1897 Bodley retires and Alan Barcham Green joins
1901 Partnership dissolved. '...the Partnership heretofore subsisting between us the undersigned, Christopher Mardon Taylor and Alan Barcham Green, trading under the style or firm of "Taylor and Bodley," at Northam's Foundry, Commercial-road, Exeter, as Ironfounders, Engineers, and Millwrights, has been dissolved by mutual consent as and from the first day of January, 1900. All debts due to and from the firm will be received and paid by the said Alan Barcham Green, who will henceforth carry on the business for his own benefit, under the style of "Taylor and Bodley."'
Exwick. Alfred Bodley of Taylor & Bodley. Northam’s Foundry, designed a new ‘Bodley’ waterwheel in 1887. 18ft 8in by 16ft and a cross between an undershot waterwheel and an inward-flow turbine. It was installed to power W R Mallett’s roller plant at Exwick Mill. See The Miller 4 July 1887. The roller mill was erected by Henry Simon of Manchester, the leading manufacturer of roller plant in the UK. Theoretical horsepower 11.5. ‘By a calculation by Mr Alfred Bodley it was found that the waterwheel would consume in friction, revolving on its bearings at 14.5 revs per minute – equal to 3.57hp .. the output of the mill was at that time about 50 sacks of 280 lbs each in 12 working hours .. the water wheel was built and erected by Messrs Taylor and Bodley, the well-known engineers of Exeter ..’
Exeter. Lower Cricklepit Mill (outside waterwheel). ‘Low-breastshot/undershot wheel, 19ft (5.79m) overall diameter by 4ft 3in (1.3m) wide, with 40 deep, cranked, timber floats, each made of three Douglas fir boards (The original floats were of elm). Each side frame is cast in two halves which are bolted together along one pair of arms. Wheel named and dated TAYLOR & BODLEY 1895. This wheel drove a large-diameter spur gear, which originally had 148 oak cogs, all now removed, on its south side.’ Martin Watts July 2008.
Lower Mills, near the Quay, Exeter.
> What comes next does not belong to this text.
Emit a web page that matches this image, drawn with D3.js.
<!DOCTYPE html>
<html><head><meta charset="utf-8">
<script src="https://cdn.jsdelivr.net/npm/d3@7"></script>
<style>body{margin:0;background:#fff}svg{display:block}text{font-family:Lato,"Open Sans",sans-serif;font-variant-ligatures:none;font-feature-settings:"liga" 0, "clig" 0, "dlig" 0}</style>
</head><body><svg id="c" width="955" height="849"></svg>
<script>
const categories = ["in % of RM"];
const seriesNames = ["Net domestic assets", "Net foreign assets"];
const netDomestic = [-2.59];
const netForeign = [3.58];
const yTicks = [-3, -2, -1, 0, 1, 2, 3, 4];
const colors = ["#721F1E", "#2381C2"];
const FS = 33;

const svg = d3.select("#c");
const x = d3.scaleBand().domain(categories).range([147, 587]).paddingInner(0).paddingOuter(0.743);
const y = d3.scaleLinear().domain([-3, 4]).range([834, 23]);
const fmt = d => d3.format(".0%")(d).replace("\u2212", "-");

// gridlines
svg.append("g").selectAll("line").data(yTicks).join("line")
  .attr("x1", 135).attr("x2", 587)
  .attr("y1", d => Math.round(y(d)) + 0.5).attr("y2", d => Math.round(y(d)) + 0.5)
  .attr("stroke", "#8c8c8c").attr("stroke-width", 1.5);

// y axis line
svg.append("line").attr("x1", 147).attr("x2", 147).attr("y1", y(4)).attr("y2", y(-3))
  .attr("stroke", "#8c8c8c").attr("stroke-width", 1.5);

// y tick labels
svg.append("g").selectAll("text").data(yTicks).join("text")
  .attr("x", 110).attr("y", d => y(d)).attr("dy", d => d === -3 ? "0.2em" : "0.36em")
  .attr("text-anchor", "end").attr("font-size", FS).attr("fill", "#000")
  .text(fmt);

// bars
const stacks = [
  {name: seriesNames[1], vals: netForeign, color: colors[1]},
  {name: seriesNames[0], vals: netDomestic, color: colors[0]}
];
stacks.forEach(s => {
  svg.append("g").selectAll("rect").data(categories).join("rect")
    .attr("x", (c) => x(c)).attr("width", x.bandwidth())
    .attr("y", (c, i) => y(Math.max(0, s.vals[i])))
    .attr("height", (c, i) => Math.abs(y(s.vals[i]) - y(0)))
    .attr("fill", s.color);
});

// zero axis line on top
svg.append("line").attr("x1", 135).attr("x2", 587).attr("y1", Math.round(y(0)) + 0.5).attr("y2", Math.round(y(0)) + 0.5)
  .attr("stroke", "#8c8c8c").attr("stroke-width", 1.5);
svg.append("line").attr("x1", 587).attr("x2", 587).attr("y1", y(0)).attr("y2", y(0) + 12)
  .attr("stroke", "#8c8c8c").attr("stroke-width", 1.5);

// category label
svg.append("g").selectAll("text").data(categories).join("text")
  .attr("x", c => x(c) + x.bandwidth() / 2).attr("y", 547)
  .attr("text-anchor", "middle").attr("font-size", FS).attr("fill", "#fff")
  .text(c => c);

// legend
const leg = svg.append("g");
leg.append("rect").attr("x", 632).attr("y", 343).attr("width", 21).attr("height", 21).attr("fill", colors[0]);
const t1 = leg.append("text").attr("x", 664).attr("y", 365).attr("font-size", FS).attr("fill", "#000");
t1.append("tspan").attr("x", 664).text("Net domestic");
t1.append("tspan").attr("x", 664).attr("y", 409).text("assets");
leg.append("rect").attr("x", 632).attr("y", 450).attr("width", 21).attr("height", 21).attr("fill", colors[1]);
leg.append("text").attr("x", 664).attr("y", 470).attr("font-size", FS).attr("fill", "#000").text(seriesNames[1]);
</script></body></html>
SX919921. Undershot waterwheel by Taylor and Bodley on a site awaiting redevelopment in May 1997.
Luppitt, Devon. Luppitt Mill. SY172053. Roughly 16ft by 3ft, overshot. ‘Taylor and Bodley, Exeter’.
Broadclyst, Devon. Clyston Mill. Undershot waterwheel cast by Taylor and Bodley. 14ft 5in by 5ft 8in
Horsington, Somerset. Horsington Mill. ST 6990 2369. Overshot suspension-type waterwheel by Taylor and Bodley, 20ft by 3ft, shrouds cast in 1881.